In October 2017, Congressional meetings took place to resolve the differences between the two factions competing to shape the legislation that will govern the EB-5 program for years to come. On the one hand, you have the rural area faction headed by Senators Grassley and Leahy, as well as Representative Goodlatte, who is the Chairman of the Judiciary Committee in the House of Representatives, who are pushing to establish more favorable EB-5 investment requirements for investment in rural areas and to set more stringent criteria for urban areas to qualify for the lower investment amount as Target Employment Areas (“TEAs”, which are areas with a high unemployment rate, 50% above the national unemployment rate.). On the other hand, you have the urban area faction headed by Senator John Cornyn, supported by the EB-5 regional center industry, which is countering the moves to increase the investment amount for urban areas above that for rural areas and pressing to keep the criteria for designating TEAs as close as possible to what they are now.
In the October meetings, the rural faction presented what it called its “last best offer”. Under this offer, rural areas and urban distressed areas (i.e., urban areas that meet the newer, more stringent unemployment requirements) would qualify based on a minimum investment amount of $925,000, and urban areas that are not distressed would have a minimum investment amount of $1.025 million. The job creation requirement would be changed to allow investments in rural areas and distressed urban areas to qualify based on the creation of only 5 new indirect jobs per investor, whereas 9 indirect jobs and 1 direct job per investor would be required in non-distressed urban areas. Also, the EB-5 investor would be required to pay a new program fee of $25,000 to USCIS.
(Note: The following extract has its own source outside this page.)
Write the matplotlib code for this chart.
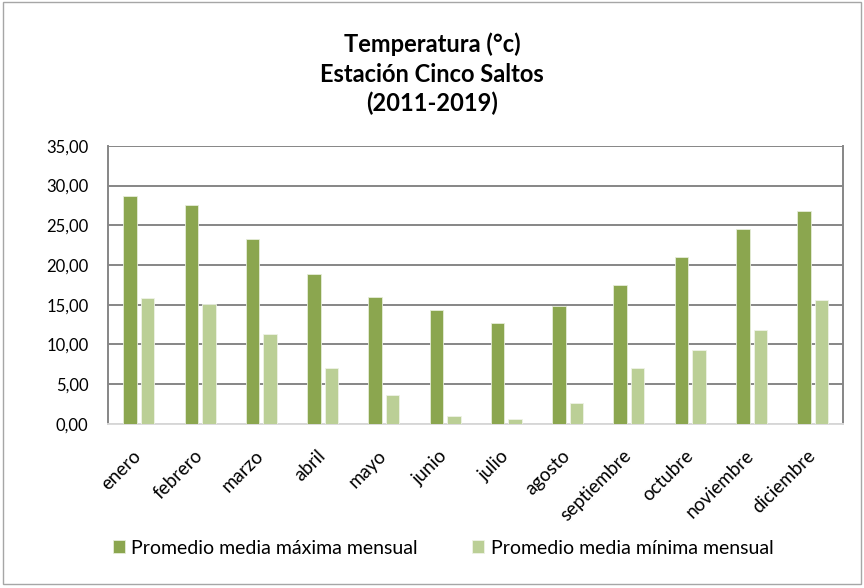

The timing of the changes would be that, during a 4-month phase-in period, the current requirements would remain in effect. After the phase-in period, for the next 8 months, the minimum required investment amount would be raised to $925,000 in all areas, and after the 8-month period would pass, the minimum required investment amount in non-distressed urban areas would increase to $1.025 million. These new requirements would not be applied retroactively to I-526 petitions filed before the new requirements take effect.
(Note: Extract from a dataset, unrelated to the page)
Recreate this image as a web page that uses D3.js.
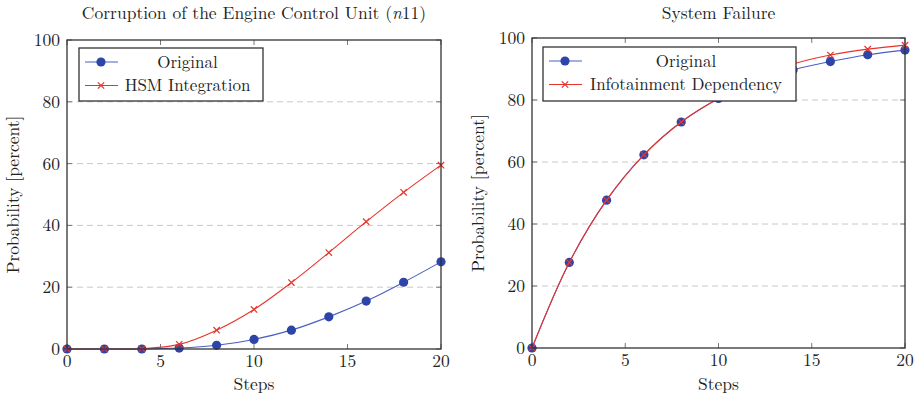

The reason why the rural faction is calling this their “last best offer” is that they figure that they have got the upper hand over the urban faction. Here is why. On January 11, 2017, USCIS proposed new regulations that would increase the minimum required investment amount to $1.3 million in TEAs (high-unemployment areas) and to $1.8 million in non-TEAs. Upon entering office, President Trump placed a moratorium on all regulations proposed by the Obama Administration. The moratorium held the proposed regulations in check so far this year. However, Senator Grassley managed to get a former member of his staff, Lee Francis Cissna, nominated and confirmed by the Senate, on October 5, 2017, to be the new Director of USCIS. During the confirmation hearings, Mr. Cissna stated that he is committed to finalizing and placing into effect the EB-5 regulations proposed by USCIS just before President Trump took office. This means that if the urban faction does not accept rural faction’s terms, then even worse terms, i.e., a minimum required investment of $1.3 million in TEAs and of $1.8 million in non-TEAs, will come about as a result of the new USCIS regulations entering into effect. With USCIS now moving forward with finalizing the EB-5 regulations to implement them in the coming months, the urban faction has no real alternative but to accept them because they have now been outmaneuvered.
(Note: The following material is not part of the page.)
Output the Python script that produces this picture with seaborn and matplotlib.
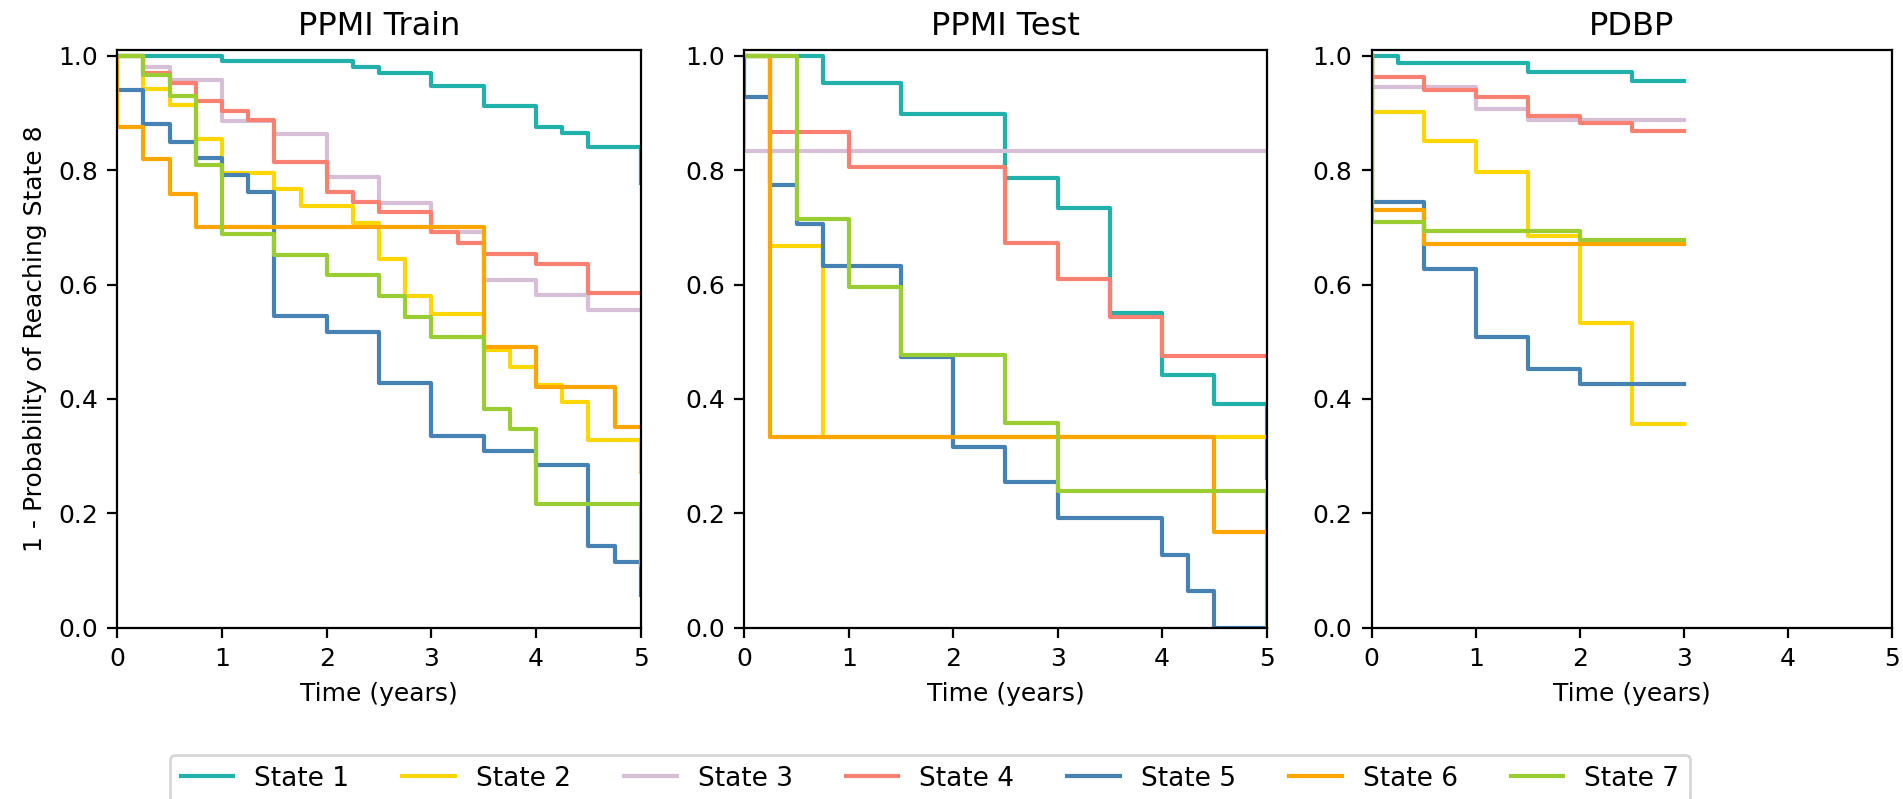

The upshot for prospective EB-5 investors is that, if they want to qualify based on an investment of $500,000, then now is the time to proceed because it is becoming increasingly certain that the minimum required investment amount will increase in 2018. It is just not for certain in how many months from now the new higher investment amounts will go into effect. While we also do not know the exact amount, it is clear that the minimum required investment amount will nearly double or more than double.